In a land of three suns, where darkness falls just once a year, a young girl hides amongst the shadows. Mia Corvere, the orphaned daughter of a highborn family, is determined to avenge the murders of her parents and younger brother by the corrupt members of The Republic, no matter the cost. Chance leads her to the door of a mentor who prepares her to join the Red Church, a secretive organisation of assassins where she may earn a position as a Blade of the Lady of Blessed Murder, and thus the skill to vanquish her enemies, if she can survive among a hall of killers to graduate.

Nevernight is an entertaining fast paced read, offering plenty of action, intrigue and interesting worldbuilding. Though the main thrust of the plot isn’t particularly unique, Kristoff does add his own imaginative touches so that the story doesn’t feel stale, and I was quickly engrossed in the tale from the first few pages.

Mia is plucky, pragmatic, deadly and determined, but it’s her gift of weaving shadows that gives her an edge as an assassin. Mis doesn’t really understand her ability, she thinks of it as something that found her, in the form of Mr Kindly – a cat made of shadows that also feeds on her fear, rather than something that is part of her. I liked Mia a lot, like all fantasy heroines she has a streak of idealism that conflicts with her ability to create mayhem and murder. The cutthroat competition of the Red Church apprenticeship isn’t always easy for her, especially when it pits her against those she has befriended.

Nevernight is both more violent and more sexually suggestive, and explicit, than I expected, as I was under the mistaken impression it was considered a YA novel. This wasn’t an issue for me, but it’s perhaps important to note that despite its teenage protagonist, Nevernight is written for an adult audience.

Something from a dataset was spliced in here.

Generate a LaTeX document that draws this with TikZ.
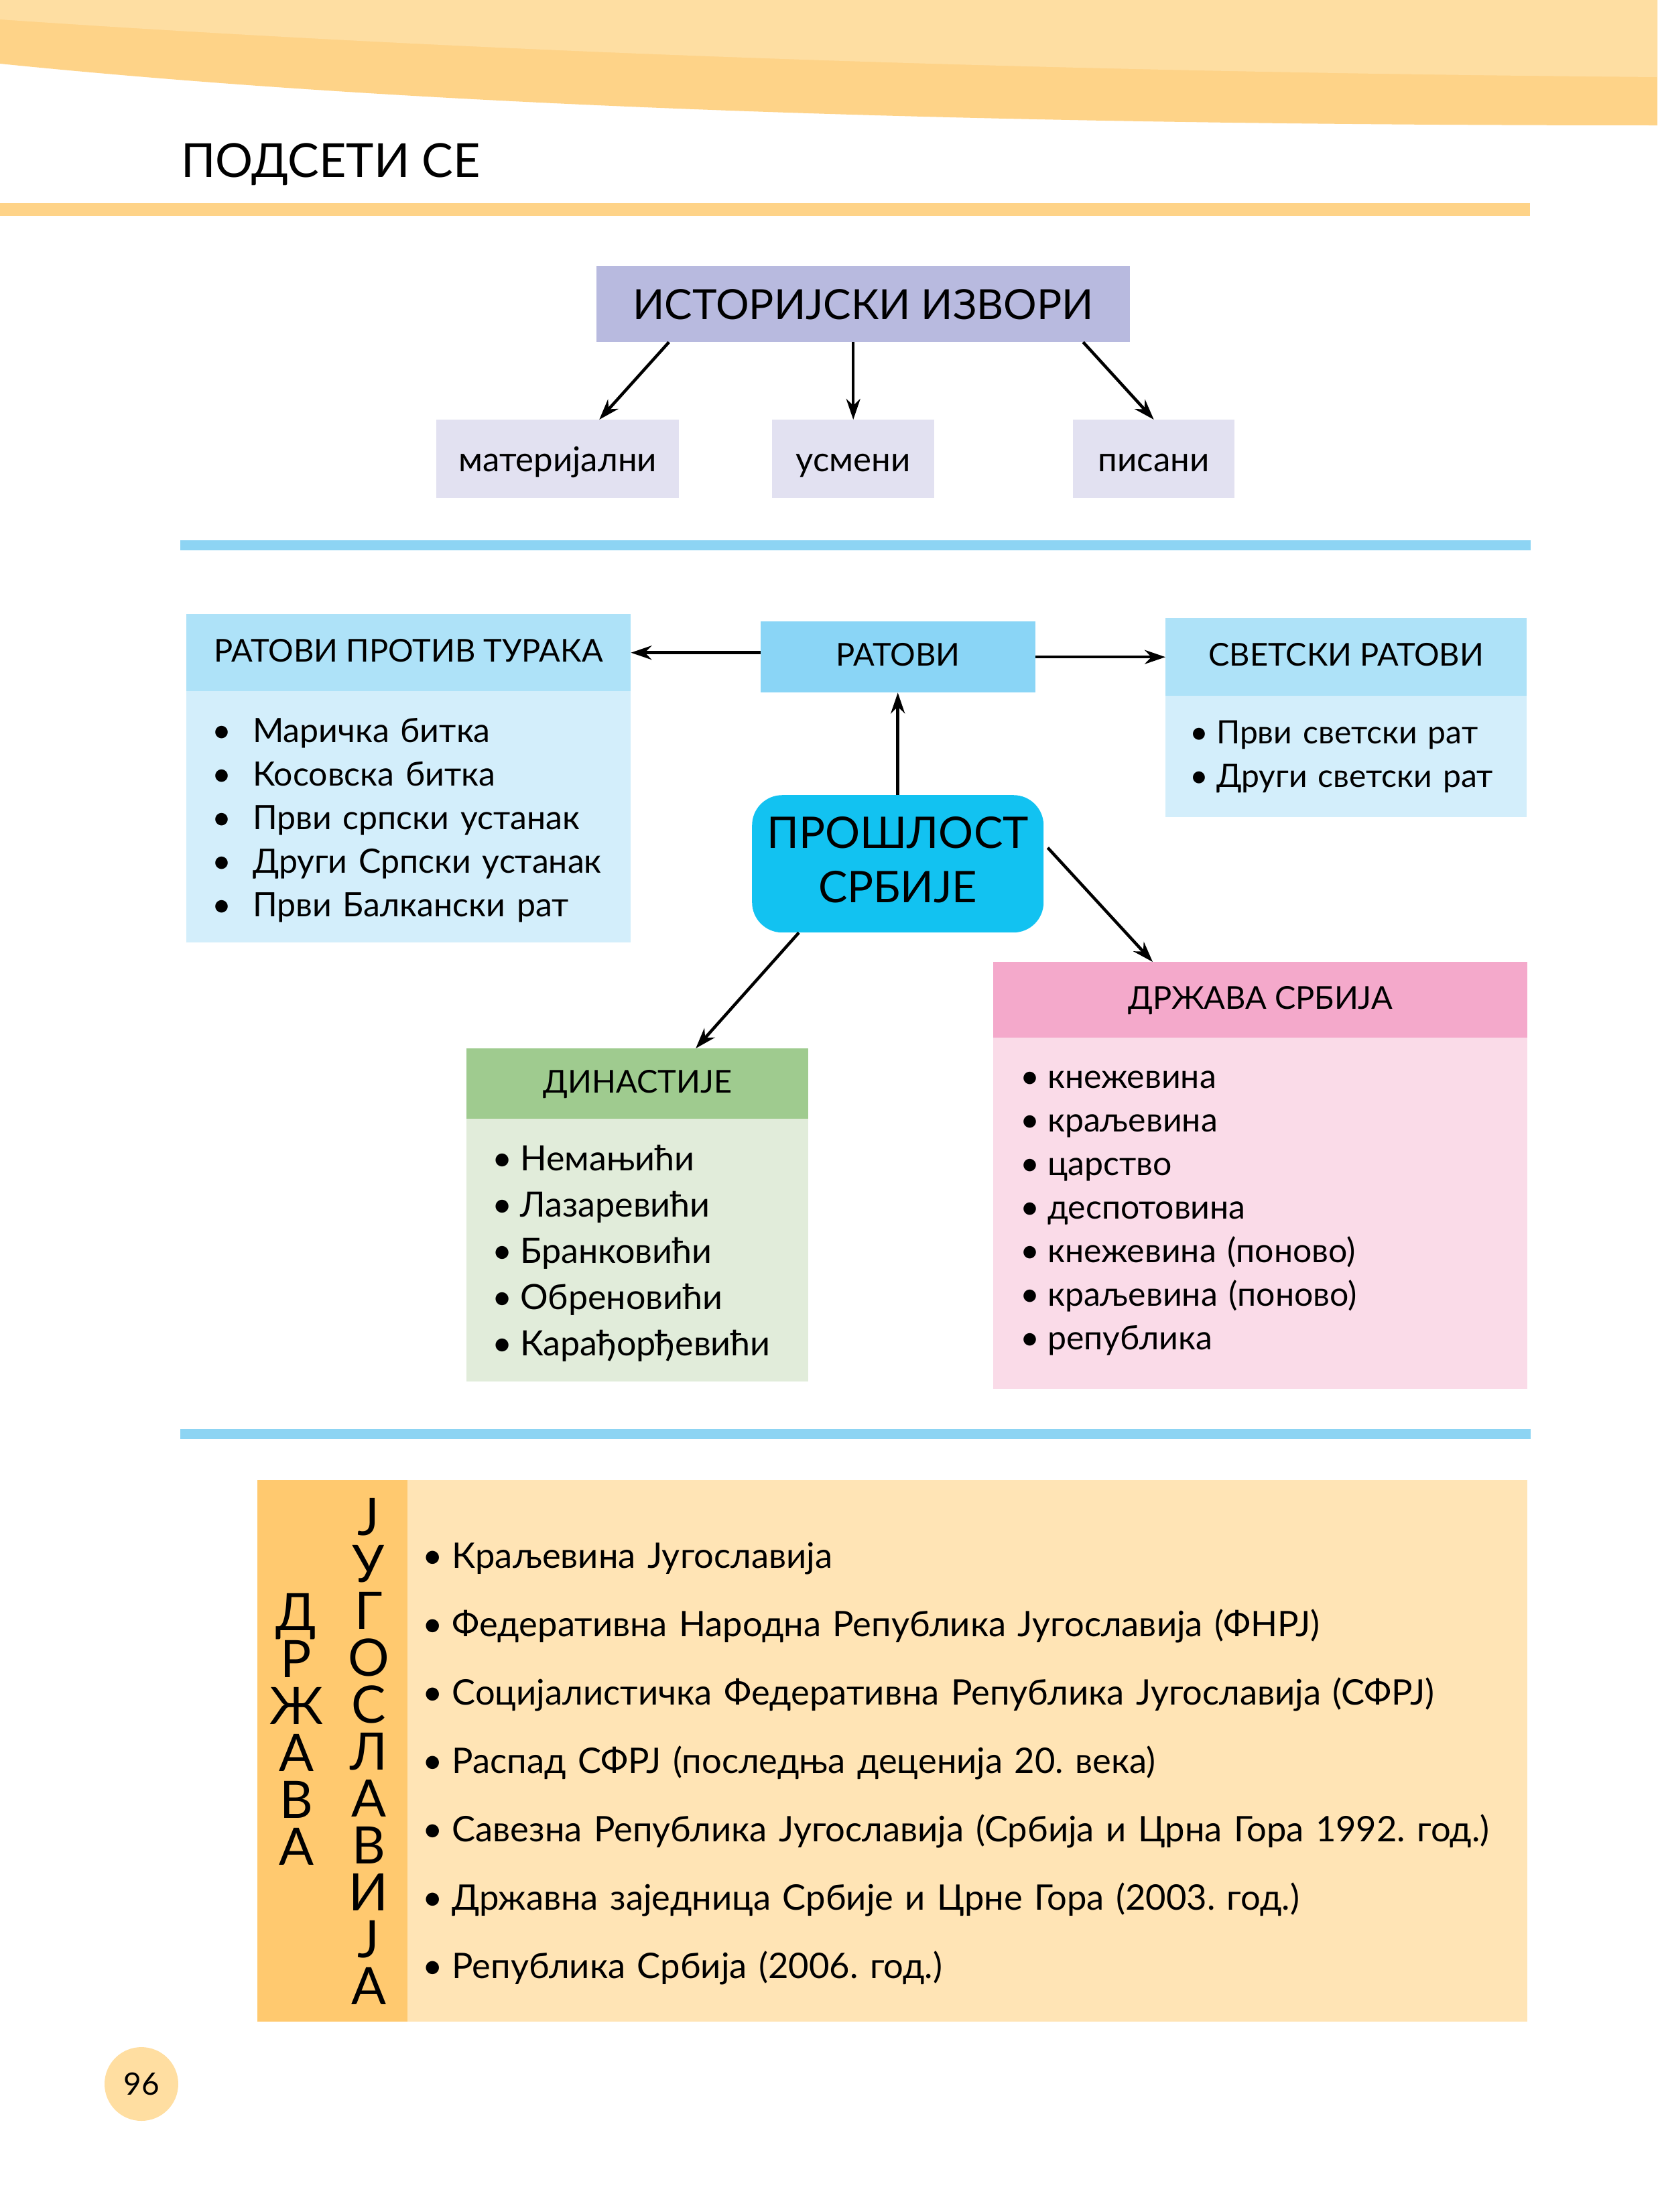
\documentclass[tikz,border=0pt]{standalone}
\usepackage{fontspec}
\setmainfont{Lato}
\usetikzlibrary{arrows.meta,calc}
\frenchspacing

\definecolor{wavelight}{HTML}{FEDEA2}
\definecolor{wavedark}{HTML}{FED388}
\definecolor{lilac}{HTML}{B8BADF}
\definecolor{lilaclight}{HTML}{E2E1F1}
\definecolor{rulesky}{HTML}{8DD4F3}
\definecolor{skyhead}{HTML}{AEE2F8}
\definecolor{skybody}{HTML}{D3EEFB}
\definecolor{skymid}{HTML}{8AD5F6}
\definecolor{cyanbox}{HTML}{12C2F1}
\definecolor{greenhead}{HTML}{9FCB8F}
\definecolor{greenbody}{HTML}{E1ECDA}
\definecolor{pinkhead}{HTML}{F4A9CB}
\definecolor{pinkbody}{HTML}{FADBE8}
\definecolor{ambstrip}{HTML}{FFC96F}
\definecolor{ambbody}{HTML}{FFE4B5}
\definecolor{pagecirc}{HTML}{FFDEA1}

\newcommand\bl[1][20pt]{\textbullet\hspace{#1}}

\tikzset{
  box/.style={rectangle,inner sep=0pt,anchor=north west},
  head/.style={box,minimum height=#1,text height=34pt,text depth=7pt,
    font=\fontsize{47}{56}\selectfont},
  sub/.style={box,fill=lilaclight,minimum height=117pt,text height=38pt,
    text depth=0pt,font=\fontsize{51}{60}\selectfont},
  list/.style={box,align=left,font=\fontsize{50}{65}\selectfont},
  arr/.style={-{Stealth[length=31pt,width=21pt]},line width=4.5pt}
}

\begin{document}
\begin{tikzpicture}[x=1pt,y=-1pt]
\useasboundingbox (0,0) rectangle (2473,3300);

\fill[wavedark] (0,0) -- (2473,0) -- (2473,187)
  .. controls (1400,187) and (600,156) .. (0,95) -- cycle;
\fill[wavelight] (0,0) -- (2473,0) -- (2473,115)
  .. controls (1400,106) and (600,70) .. (0,29) -- cycle;
\fill[wavedark] (0,303) rectangle (2283,322);
\fill[rulesky] (269,806) rectangle (2284,821);
\fill[rulesky] (269,2132) rectangle (2284,2147);

\node[anchor=base west,inner sep=0pt,font=\fontsize{70}{84}\selectfont]
  (title) at (270,264) {ПОДСЕТИ СЕ};

\node[box,fill=lilac,minimum width=796pt,minimum height=113pt,
  text height=45pt,text depth=0pt,font=\fontsize{62}{75}\selectfont]
  (izvori) at (890,397) {ИСТОРИЈСКИ ИЗВОРИ};
\node[sub,minimum width=362pt] (mat) at (651,626) {материјални};
\node[sub,minimum width=242pt] (usm) at (1152,626) {усмени};
\node[sub,minimum width=241pt] (pis) at (1601,626) {писани};

\draw[arr] ($(izvori.south)+(-290,0)$) -- ($(mat.north)+(62,0)$);
\draw[arr] (izvori.south -| usm.north) -- (usm.north);
\draw[arr] ($(izvori.south)+(328,0)$) -- (pis.north);

\node[head=106pt,fill=skymid,minimum width=410pt] (ratovi) at (1135,927) {РАТОВИ};
\node[head=115pt,fill=skyhead,minimum width=663pt] (turci) at (278,916)
  {РАТОВИ ПРОТИВ ТУРАКА};
\node[list,fill=skybody,minimum height=375pt,inner xsep=38pt,text width=587pt]
  (turcilst) at (278,1031)
  {\rule{0pt}{46pt}\bl[32pt]Маричка битка\\
   \bl[32pt]Косовска битка\\
   \bl[32pt]Први српски устанак\\
   \bl[32pt]Други Српски устанак\\
   \bl[32pt]Први Балкански рат};
\node[head=116pt,fill=skyhead,minimum width=539pt] (svet) at (1739,922)
  {СВЕТСКИ РАТОВИ};
\node[list,fill=skybody,minimum height=181pt,inner xsep=36pt,text width=467pt,
  font=\fontsize{48}{65}\selectfont]
  (svetlst) at (1739,1038)
  {\bl[12pt]Први светски рат\\
   \bl[12pt]Други светски рат};

\node[box,fill=cyanbox,rounded corners=45pt,minimum width=435pt,
  minimum height=205pt,align=center,font=\fontsize{65}{81}\selectfont]
  (proslost) at (1122,1186) {ПРОШЛОСТ\\СРБИЈЕ\rule[-12pt]{0pt}{0pt}};

\node[head=105pt,fill=greenhead,minimum width=510pt] (din) at (696,1564)
  {ДИНАСТИЈЕ};
\node[list,fill=greenbody,minimum height=392pt,inner xsep=38pt,text width=434pt,
  font=\fontsize{52}{69}\selectfont]
  (dinlst) at (696,1669)
  {\rule{0pt}{48pt}\bl[12pt]Немањићи\\
   \bl[12pt]Лазаревићи\\
   \bl[12pt]Бранковићи\\
   \bl[12pt]Обреновићи\\
   \bl[12pt]Карађорђевићи};
\node[head=113pt,fill=pinkhead,minimum width=797pt] (drz) at (1482,1435)
  {ДРЖАВА СРБИЈА};
\node[list,fill=pinkbody,minimum height=524pt,inner xsep=40pt,text width=717pt]
  (drzlst) at (1482,1548)
  {\bl[12pt]кнежевина\\
   \bl[12pt]краљевина\\
   \bl[12pt]царство\\
   \bl[12pt]деспотовина\\
   \bl[12pt]кнежевина (поново)\\
   \bl[12pt]краљевина (поново)\\
   \bl[12pt]република};

\draw[arr] (ratovi.west |- turci.east) -- (turci.east);
\draw[arr] (ratovi.east) -- (svet.west);
\draw[arr] (proslost.north) -- (proslost.north |- ratovi.south);
\draw[arr] ($(proslost.east)+(6,-24)$) -- ($(drz.north west)+(238,0)$);
\draw[arr] ($(proslost.south west)+(70,0)$) -- ($(din.north)+(87,0)$);

\node[box,fill=ambstrip,minimum width=224pt,minimum height=808pt]
  (jugostrip) at (384,2208) {};
\node[list,fill=ambbody,minimum width=1671pt,minimum height=808pt,
  inner xsep=22pt,text width=1627pt,font=\fontsize{52.5}{102}\selectfont]
  (jugolst) at (608,2208)
  {\rule{0pt}{76pt}\bl[14pt]Краљевина Југославија\\
   \bl[14pt]Федеративна Народна Република Југославија (ФНРЈ)\\
   \bl[14pt]Социјалистичка Федеративна Република Југославија (СФРЈ)\\
   \bl[14pt]Распад СФРЈ (последња деценија 20. века)\\
   \bl[14pt]Савезна Република Југославија (Србија и Црна Гора 1992. год.)\\
   \bl[14pt]Државна заједница Србије и Црне Гора (2003. год.)\\
   \bl[14pt]Република Србија (2006. год.)};
\node[align=center,inner sep=0pt,font=\fontsize{77}{70}\selectfont]
  (drzava) at (442,2580) {Д\\Р\\Ж\\А\\В\\А};
\node[align=center,inner sep=0pt,font=\fontsize{77}{70}\selectfont]
  (jugoslavija) at (550,2613) {Ј\\У\\Г\\О\\С\\Л\\А\\В\\И\\Ј\\А};

\node[circle,fill=pagecirc,minimum size=110pt,inner sep=0pt,
  font=\fontsize{46}{54}\selectfont] (page) at (211,3109) {96};
\end{tikzpicture}
\end{document}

The overall tone of Nevernight is quite dark, what with deaths and monsters, but there is also plenty of wit and sarcasm which I appreciated. I confess Nevernight occasionally feels a touch overwritten, but not so much that I cared, I enjoy a creative metaphor and Kristoff supplies plenty. I can take or leave the author’s fetish for footnotes though, I found it easiest to read through them at the end of each chapter.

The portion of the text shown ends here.